Sempre fui curioso acerca do seu processo de desenvolvimento – não aceito cura como um bom substantivo aqui. Depois da ultima internação no Sheppard ela começou a ser seguida semanalmente por uma residente. Dai foi passando pelos diversos estágios: hospital dia, casa do meio do caminho, morada protegida. Também passou por diversos residentes. Devo ser o sexto da lista. Ela descreve o divisor de águas de sua vida assim:

"Era noite e chovia. Eu estava triste e sozinha. Comecei a caminhar pela casa impaciente e apesar da chuva decidi sair. Cruzei a rua e me vi em frente à Igreja X. Entrei, havia missa e o sentimento q me invadiu mudou minha vida. Encontrei Deus’".
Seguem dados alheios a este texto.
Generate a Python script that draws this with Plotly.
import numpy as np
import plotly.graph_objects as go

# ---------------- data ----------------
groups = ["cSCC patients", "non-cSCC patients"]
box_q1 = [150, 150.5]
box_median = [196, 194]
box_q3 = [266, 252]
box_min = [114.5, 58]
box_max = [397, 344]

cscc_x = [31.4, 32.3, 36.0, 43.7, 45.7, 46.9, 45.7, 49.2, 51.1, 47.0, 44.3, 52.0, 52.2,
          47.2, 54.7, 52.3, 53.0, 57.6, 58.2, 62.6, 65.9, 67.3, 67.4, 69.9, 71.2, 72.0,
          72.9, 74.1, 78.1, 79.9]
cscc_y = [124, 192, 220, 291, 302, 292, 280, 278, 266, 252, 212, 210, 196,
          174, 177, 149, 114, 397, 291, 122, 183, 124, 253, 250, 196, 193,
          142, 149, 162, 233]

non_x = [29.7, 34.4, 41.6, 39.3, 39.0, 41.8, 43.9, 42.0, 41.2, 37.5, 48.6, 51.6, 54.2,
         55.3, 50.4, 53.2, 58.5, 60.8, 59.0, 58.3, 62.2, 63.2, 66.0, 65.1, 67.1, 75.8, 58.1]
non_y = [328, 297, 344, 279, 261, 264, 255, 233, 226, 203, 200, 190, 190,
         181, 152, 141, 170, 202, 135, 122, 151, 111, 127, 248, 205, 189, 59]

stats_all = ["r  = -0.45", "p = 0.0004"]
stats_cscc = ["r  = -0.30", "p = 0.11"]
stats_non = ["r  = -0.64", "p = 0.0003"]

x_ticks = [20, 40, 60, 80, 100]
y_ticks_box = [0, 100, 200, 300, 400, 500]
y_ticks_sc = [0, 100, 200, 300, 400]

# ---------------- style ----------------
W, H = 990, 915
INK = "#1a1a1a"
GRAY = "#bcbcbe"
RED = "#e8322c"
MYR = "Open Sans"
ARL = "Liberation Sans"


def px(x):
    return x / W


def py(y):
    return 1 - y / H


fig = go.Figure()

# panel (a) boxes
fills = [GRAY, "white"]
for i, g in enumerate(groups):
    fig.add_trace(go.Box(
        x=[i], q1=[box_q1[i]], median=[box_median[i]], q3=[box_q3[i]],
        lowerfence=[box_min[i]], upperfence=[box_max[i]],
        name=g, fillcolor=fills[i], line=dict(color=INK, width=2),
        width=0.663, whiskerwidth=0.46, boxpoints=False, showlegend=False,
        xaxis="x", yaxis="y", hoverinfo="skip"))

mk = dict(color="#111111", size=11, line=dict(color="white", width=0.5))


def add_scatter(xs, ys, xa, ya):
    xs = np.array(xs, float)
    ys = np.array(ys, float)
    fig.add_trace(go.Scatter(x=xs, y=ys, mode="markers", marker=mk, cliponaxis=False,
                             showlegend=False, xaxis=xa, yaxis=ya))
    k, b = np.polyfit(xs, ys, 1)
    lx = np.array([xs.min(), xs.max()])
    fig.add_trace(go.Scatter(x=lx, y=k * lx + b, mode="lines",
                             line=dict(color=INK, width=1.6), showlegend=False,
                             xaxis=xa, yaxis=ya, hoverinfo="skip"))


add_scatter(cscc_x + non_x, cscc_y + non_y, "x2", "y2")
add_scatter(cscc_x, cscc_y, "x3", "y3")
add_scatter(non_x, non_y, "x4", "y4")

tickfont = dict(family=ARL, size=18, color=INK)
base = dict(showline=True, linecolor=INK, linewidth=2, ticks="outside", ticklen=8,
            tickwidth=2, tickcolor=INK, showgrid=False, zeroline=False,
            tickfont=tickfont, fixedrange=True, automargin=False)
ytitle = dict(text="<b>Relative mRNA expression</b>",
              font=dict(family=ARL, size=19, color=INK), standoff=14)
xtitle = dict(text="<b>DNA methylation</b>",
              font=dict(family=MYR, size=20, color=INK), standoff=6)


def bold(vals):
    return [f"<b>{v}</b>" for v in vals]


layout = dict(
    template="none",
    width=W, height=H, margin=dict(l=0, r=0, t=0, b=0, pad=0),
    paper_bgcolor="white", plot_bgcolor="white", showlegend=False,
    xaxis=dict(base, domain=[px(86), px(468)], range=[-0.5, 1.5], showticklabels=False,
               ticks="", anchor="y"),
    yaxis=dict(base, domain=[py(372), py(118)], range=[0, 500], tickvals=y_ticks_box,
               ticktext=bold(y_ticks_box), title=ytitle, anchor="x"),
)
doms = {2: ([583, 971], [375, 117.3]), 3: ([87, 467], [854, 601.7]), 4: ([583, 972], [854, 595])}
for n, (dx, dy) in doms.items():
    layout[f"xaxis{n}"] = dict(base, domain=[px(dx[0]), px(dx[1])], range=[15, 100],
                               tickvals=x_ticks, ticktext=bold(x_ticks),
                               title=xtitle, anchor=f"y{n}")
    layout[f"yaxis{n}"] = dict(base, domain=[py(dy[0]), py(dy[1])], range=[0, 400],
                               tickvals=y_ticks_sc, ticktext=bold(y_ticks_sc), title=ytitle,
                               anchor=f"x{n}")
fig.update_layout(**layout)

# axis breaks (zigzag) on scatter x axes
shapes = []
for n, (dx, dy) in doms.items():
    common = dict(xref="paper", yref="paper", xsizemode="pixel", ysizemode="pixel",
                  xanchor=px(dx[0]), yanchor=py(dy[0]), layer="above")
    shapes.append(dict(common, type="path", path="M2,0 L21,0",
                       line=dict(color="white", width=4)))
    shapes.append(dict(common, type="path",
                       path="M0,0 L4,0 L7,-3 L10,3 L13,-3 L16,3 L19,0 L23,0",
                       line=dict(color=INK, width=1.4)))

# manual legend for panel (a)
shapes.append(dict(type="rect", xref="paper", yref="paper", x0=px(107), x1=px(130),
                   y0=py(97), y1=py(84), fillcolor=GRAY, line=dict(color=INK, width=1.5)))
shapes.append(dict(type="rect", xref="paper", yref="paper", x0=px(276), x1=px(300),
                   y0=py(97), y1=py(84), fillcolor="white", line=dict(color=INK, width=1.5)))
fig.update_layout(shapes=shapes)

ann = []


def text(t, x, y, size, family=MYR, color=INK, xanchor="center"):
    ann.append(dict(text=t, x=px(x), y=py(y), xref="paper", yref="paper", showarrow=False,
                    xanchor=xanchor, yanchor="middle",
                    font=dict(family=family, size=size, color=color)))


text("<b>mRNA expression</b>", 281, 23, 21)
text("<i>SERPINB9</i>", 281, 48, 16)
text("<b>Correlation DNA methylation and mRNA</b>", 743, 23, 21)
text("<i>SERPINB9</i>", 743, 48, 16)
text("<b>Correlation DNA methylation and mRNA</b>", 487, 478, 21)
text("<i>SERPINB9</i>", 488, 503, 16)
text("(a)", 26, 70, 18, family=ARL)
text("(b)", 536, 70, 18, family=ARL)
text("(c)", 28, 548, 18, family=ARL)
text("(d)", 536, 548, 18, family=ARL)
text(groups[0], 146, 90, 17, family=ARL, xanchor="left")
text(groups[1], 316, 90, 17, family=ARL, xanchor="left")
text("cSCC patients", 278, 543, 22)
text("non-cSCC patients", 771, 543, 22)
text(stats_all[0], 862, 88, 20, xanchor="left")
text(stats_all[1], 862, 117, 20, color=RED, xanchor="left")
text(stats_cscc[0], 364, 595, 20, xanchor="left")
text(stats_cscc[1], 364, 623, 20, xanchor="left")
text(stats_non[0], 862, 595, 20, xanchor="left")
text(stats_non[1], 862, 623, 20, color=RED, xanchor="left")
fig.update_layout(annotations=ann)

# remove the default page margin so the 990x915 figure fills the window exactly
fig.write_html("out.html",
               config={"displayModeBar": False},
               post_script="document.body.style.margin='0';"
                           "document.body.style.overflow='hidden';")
Para um ateu militante, recém convertido a cristão tímido, aprendiz de terapeuta e psicofarmacologo como eu, o susto foi grande. Suspirei fundo, pensei, procurei entender o q a paciente dizia, mas onde entrava a tal USP? Onde estava o mérito do hospital e do esforço terapêutico?

"Eu chamo de Universidade Sheppard Pratt pq me ajudou a entender coisas q eu não sabia e também pq me protegeu quando eu precisava de abrigo, sem a USP eu não teria sobrevivido para encontrar Deus’".
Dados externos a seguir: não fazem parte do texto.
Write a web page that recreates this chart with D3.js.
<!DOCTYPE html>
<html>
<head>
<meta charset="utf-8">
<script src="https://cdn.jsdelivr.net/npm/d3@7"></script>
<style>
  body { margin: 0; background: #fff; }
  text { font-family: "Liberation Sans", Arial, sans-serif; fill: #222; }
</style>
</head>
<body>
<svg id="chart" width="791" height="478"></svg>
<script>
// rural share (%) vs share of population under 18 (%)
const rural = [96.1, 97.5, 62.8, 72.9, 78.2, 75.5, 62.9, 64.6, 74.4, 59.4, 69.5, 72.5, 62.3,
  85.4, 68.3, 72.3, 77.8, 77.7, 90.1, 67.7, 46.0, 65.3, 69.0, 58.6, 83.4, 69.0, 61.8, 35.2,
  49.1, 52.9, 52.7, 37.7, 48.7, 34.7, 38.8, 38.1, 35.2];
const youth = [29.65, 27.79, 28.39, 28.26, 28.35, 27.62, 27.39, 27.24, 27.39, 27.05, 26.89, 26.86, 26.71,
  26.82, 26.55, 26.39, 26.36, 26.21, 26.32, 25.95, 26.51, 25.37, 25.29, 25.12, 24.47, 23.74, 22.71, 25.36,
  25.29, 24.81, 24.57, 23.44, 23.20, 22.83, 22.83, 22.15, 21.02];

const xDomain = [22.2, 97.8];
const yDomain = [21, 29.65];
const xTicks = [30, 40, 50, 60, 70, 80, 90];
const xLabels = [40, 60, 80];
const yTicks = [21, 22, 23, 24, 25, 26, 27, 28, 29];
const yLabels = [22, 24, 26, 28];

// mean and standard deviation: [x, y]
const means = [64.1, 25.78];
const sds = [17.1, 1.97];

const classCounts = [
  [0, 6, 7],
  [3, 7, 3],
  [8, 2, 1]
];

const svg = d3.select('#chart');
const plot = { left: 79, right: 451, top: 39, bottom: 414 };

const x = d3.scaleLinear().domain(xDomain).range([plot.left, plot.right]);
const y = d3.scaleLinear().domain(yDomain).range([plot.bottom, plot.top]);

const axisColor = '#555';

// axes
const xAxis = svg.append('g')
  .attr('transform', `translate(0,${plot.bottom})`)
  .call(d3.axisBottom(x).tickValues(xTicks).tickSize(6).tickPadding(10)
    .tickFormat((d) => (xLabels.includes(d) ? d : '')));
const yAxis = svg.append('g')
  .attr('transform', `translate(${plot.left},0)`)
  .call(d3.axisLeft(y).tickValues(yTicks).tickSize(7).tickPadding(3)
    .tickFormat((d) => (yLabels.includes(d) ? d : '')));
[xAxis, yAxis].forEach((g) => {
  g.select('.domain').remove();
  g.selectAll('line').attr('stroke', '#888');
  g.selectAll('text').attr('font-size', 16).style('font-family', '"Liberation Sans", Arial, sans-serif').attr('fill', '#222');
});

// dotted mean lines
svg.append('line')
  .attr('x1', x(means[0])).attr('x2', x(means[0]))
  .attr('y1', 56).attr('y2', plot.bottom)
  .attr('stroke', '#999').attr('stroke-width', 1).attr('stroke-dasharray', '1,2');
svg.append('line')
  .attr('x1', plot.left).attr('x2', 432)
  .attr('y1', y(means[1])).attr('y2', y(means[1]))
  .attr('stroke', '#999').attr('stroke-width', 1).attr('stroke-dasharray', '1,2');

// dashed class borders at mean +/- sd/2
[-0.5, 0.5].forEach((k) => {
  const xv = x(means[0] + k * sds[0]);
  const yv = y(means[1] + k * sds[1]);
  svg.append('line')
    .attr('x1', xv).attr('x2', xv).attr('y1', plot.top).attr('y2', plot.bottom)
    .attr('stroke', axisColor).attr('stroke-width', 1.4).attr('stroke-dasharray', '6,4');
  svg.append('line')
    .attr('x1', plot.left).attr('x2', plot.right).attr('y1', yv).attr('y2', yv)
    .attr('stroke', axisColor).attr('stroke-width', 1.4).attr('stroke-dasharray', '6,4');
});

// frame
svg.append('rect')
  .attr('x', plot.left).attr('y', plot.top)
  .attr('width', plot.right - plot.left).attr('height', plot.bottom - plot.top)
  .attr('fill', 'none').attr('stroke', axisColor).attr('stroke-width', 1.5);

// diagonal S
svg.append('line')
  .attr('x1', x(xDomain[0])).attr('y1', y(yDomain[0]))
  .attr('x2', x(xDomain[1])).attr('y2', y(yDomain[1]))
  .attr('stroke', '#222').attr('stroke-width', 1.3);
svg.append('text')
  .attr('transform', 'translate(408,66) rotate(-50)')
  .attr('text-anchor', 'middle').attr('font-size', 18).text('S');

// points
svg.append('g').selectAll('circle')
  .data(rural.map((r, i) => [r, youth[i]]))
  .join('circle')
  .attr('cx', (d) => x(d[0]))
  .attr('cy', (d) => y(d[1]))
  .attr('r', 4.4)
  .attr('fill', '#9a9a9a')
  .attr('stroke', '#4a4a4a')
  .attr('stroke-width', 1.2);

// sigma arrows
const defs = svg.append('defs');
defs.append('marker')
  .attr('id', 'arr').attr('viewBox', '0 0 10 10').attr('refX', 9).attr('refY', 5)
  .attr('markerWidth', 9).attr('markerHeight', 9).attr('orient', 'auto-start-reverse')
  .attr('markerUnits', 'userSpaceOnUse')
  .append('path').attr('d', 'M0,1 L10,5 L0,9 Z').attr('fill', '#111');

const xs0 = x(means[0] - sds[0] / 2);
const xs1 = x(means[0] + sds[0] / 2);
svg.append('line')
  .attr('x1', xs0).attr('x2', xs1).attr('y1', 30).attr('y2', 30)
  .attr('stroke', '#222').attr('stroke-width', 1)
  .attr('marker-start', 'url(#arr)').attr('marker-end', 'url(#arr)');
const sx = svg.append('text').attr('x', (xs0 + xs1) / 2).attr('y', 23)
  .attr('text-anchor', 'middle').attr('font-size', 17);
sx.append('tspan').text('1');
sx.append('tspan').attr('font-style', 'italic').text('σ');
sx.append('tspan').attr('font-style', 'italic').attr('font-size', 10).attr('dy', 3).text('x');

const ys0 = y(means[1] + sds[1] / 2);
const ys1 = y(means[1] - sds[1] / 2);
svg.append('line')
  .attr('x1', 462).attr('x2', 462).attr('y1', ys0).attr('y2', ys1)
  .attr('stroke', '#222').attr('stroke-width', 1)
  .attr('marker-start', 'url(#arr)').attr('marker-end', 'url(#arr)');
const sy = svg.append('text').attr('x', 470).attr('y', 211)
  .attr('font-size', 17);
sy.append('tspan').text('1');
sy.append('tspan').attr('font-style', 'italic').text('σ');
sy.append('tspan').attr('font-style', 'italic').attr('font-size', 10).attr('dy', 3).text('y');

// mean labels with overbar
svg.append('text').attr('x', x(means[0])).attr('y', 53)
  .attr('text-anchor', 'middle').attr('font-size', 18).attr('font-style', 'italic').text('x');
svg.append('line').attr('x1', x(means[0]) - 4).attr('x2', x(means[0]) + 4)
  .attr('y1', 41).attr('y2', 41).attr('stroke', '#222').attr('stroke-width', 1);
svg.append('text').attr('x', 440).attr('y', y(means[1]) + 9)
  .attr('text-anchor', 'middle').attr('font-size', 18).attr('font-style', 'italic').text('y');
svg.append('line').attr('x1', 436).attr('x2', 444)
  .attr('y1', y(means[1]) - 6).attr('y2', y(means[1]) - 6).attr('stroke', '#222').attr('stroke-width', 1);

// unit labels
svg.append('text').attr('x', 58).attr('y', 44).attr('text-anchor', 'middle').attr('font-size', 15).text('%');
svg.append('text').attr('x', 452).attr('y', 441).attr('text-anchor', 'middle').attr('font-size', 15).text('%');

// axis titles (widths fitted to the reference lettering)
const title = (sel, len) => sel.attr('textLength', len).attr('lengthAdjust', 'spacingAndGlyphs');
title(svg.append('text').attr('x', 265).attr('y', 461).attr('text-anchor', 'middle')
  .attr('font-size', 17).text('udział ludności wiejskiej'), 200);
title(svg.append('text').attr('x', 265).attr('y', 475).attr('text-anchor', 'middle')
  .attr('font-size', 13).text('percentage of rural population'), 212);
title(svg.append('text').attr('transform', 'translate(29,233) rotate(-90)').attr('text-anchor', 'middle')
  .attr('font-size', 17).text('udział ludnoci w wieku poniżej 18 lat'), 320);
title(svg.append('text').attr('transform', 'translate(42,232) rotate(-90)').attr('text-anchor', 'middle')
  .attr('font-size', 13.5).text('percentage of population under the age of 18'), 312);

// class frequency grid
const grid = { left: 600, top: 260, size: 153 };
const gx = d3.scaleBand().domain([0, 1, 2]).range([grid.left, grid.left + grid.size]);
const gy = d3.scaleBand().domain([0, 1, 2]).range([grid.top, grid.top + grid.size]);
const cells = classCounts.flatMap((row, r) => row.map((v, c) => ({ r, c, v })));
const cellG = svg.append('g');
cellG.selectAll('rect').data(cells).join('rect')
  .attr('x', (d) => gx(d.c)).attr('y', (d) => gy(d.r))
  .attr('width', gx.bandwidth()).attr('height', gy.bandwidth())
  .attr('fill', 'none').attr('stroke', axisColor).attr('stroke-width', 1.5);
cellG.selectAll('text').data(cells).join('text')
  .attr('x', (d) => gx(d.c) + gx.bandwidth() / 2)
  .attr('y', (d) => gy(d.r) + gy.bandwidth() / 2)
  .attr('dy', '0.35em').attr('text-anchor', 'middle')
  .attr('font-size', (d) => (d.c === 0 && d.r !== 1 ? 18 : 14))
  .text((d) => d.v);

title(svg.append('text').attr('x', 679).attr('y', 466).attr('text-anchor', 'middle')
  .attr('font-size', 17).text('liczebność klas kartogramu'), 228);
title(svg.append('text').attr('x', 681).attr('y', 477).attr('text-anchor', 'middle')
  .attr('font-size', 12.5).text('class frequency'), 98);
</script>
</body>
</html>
É importante notar q a Igreja X é uma igreja católica de Baltimore, e a paciente fora criada como protestante. Essa diferencas e sua escolha tiveram repercussoes no seu relacionamento familiar. Mas, dinamicas familiares à parte, a paciente tem mostrado uma mudanca consideravel no seu comportamento. Obviamente, nem tudo são rosas. Seus sonhos de se tornar uma enfermeira para ajudar pacientes foram derrotados por um câncer de mama quatro anos atrás, sua vontade – segundo ela necessidade – de ser mãe não se concretizou, mas hoje ela mantém uma casa, viaja pelos pais com seu marido a negócios e atualmente vem a clinica para uma sessão semanal de terapia com uma psicóloga. Durante esse ano a vi algumas vezes mensalmente, algumas vezes semanalmente para revisão de medicação, ajuste de doses e aconselhamento. Ainda assim a impressão que ela me deixou foi profunda. Numa de nossas conversas quis saber acerca da experiência dela com psicoterapia.
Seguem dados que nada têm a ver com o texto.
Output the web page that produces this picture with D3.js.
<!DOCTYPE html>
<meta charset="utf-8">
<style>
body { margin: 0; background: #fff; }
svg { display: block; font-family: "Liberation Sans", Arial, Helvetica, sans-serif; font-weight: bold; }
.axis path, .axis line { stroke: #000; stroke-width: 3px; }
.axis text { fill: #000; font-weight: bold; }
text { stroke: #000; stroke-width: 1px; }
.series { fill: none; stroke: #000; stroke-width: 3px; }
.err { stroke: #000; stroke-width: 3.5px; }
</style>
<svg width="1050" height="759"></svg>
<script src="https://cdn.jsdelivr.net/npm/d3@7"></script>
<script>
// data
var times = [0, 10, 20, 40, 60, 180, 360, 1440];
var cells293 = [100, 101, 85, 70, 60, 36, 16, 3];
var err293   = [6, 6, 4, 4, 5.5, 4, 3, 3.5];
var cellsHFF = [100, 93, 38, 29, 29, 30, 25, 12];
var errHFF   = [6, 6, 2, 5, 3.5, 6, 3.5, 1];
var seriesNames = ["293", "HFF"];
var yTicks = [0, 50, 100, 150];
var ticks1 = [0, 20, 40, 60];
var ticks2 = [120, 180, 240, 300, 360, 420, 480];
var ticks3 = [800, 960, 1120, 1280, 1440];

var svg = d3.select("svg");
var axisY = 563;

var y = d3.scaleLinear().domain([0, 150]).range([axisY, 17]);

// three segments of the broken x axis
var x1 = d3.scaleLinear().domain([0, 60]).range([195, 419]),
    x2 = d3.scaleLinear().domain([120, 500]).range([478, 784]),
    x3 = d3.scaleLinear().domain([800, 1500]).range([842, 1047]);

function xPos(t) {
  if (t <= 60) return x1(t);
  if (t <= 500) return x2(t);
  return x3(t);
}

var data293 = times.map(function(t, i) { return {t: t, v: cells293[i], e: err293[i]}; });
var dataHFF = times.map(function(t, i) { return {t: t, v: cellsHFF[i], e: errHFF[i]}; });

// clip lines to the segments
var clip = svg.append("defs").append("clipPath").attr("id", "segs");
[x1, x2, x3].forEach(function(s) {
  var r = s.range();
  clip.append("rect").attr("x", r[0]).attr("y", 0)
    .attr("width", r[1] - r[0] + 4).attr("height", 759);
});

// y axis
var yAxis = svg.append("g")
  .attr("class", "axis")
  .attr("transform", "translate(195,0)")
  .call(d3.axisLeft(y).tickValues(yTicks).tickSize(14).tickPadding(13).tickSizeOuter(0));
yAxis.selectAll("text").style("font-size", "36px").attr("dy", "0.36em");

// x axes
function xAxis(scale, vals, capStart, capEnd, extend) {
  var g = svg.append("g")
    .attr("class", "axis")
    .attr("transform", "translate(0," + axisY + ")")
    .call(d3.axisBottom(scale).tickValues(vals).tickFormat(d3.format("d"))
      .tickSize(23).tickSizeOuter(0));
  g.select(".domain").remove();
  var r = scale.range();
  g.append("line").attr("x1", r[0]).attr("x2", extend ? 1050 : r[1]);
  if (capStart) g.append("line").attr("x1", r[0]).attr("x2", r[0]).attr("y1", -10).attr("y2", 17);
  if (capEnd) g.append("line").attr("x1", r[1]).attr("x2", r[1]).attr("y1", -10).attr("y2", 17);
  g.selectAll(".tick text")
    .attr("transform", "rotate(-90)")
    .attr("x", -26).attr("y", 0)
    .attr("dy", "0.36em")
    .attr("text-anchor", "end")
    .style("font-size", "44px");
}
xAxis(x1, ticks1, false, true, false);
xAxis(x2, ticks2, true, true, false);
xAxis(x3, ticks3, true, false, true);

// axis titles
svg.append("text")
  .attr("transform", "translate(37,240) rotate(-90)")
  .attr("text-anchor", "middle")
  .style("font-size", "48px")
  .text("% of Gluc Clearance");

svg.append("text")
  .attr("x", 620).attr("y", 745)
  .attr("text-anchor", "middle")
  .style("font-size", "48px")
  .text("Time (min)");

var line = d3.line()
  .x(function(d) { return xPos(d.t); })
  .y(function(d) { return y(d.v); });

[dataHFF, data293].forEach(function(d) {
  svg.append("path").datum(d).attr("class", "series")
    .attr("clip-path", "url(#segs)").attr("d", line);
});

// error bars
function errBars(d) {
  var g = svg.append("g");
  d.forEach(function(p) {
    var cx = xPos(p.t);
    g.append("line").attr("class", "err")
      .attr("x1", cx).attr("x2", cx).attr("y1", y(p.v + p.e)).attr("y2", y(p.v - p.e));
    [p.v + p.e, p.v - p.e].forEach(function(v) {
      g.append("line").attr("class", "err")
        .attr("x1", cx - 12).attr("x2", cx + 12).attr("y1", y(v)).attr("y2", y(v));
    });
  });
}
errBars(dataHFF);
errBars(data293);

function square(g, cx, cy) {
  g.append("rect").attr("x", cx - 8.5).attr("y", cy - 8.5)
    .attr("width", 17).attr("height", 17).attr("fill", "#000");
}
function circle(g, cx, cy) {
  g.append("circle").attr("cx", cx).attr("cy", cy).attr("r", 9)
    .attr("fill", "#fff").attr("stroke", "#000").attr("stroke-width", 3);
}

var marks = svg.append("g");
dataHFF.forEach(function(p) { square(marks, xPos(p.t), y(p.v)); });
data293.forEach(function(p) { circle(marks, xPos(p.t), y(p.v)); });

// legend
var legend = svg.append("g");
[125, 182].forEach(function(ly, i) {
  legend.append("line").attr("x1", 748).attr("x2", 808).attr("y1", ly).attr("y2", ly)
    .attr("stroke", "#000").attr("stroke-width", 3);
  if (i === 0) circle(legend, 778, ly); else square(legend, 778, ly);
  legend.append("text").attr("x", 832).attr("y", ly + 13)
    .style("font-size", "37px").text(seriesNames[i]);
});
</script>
‘Dr Messias, estou em terapia ha 32 anos’

Pensei assustado que ela tem mais anos de terapia que eu de vida. São lições de humildade assim como aprendizado do que a psiquiatria pode oferecer de bom aos pacientes. Assusta ver colegas presos ao fetichismo da pílula, assim como supervisores cegos pela psicanálise. Minha paciente me ensina serenamente, que a psiquiatria, enquanto combinação de técnica terapêutica, uso consciente de medicação e abertura para um contato humano pode prover mais que a fé cega a cada escola individual.